So, I just finished writing about 2,000 fresh words in the novel in progress, “The Devil’s Wind.” My pirate/amateur sleuth is figuring out that a simple-seeming death is not so simple after all, while simultaneously dodging the Royal Navy. That’s complicated enough, but things will get more complicated, of course.
The chapter I wrote tonight is a good rough draft. The next step is to let it simmer while I imagine the same chapter as seen through another character’s eyes. I won’t ever write it from that different point of view; I am writing a mystery, and it is important for me to present it all as Spider John, my “detective,” encounters it, rather than go skipping through the minds of several people. I have no real objection to mixed point-of-view, mind you, but fixed point-of-view works best for what I am writing.
But if I spin that chapter through my mind as though I was writing it from another character’s point of view, I likely will notice things I did not notice before. This chapter, for instance, involves Spider, his young friend Hob, the first mate, a visiting Royal Navy lieutenant and the captain’s daughter. All was plotted out from Spider’s vantage, and the reader sees and hears everything Spider does.
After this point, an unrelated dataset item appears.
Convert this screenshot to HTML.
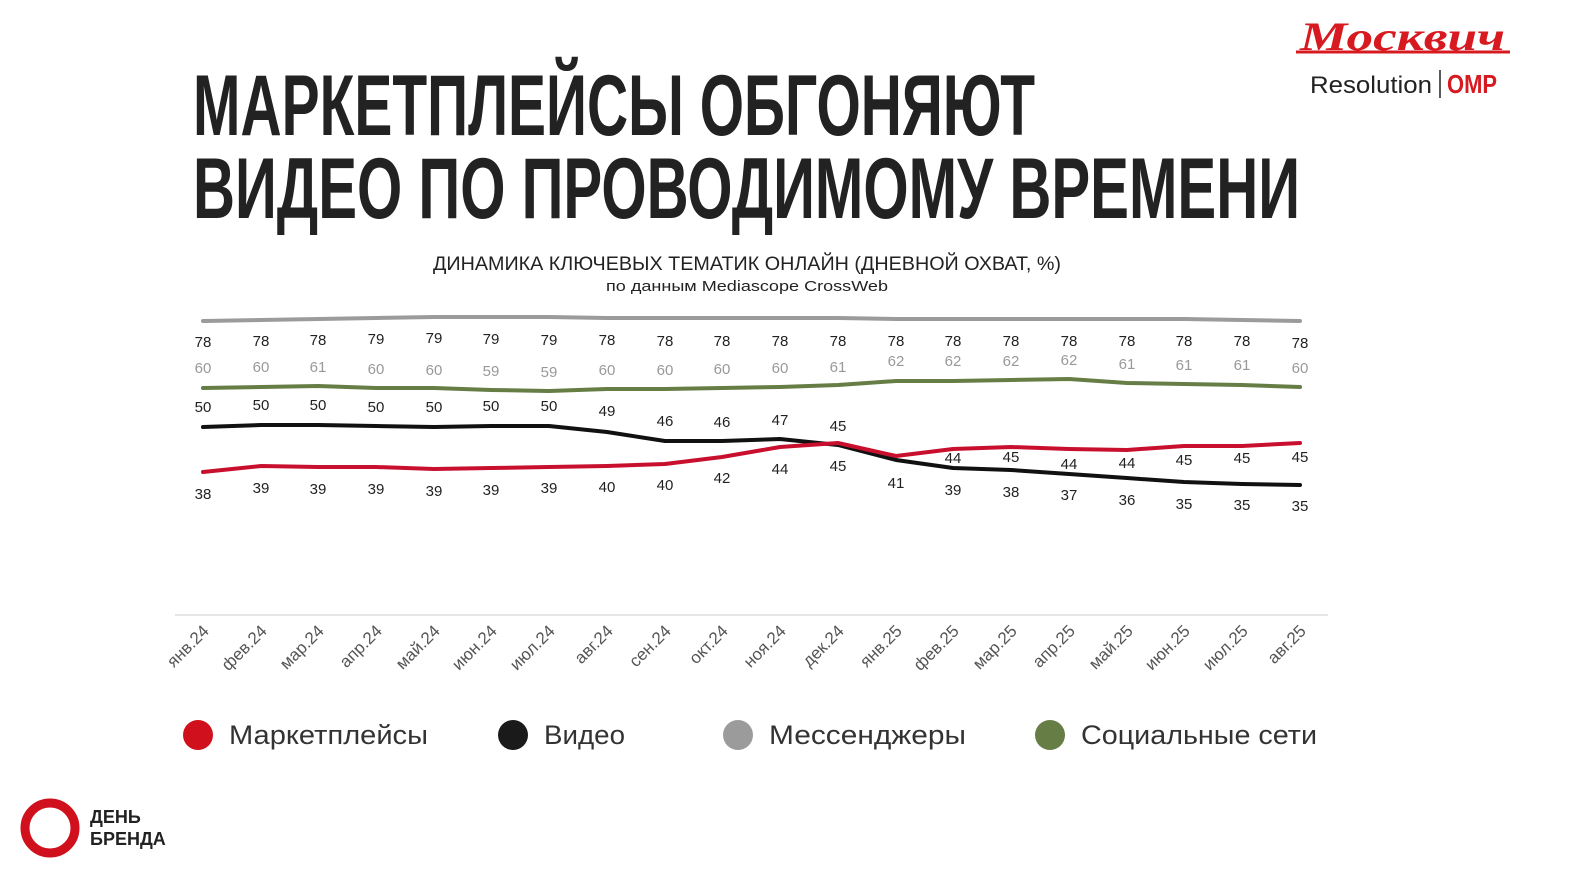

But if I imagine the same scene from, say, the daughter’s viewpoint, it may make me aware of weaknesses in my chapter. For instance, Spider and Hob are quite nervous about being eyeball to eyeball with a Naval lieutenant. Abigail is sharp, and surely she will notice their discomfort. That may well influence her actions and attitude toward Spider later. I need to account for that in my plot, and I might not ever have thought of it had I not considered the story from Abigail’s vantage.
I’ll review it all next from the first mate’s vantage, and from Hob’s, and from the lieutenant’s. Once I get inside the heads of those characters, I’ll know how to flesh out what I wrote tonight.
Then the next night’s writing will start with adding whatever I learn from re-examining the chapter through various characters’ eyes, plus some scene setting and description. I tend to bypass the stage setting and descriptions the first time through, while focusing on plot. By the time all is said and done, I probably will almost double those two thousand words in that chapter before moving on to the next.
And so it goes, a thousand words here, a hundred there, sometimes even just a good line of dialogue or a nice descriptive phrase that occurs to me while folding laundry or shoveling snow — until I have a second Spider John novel in hand. Easy, right?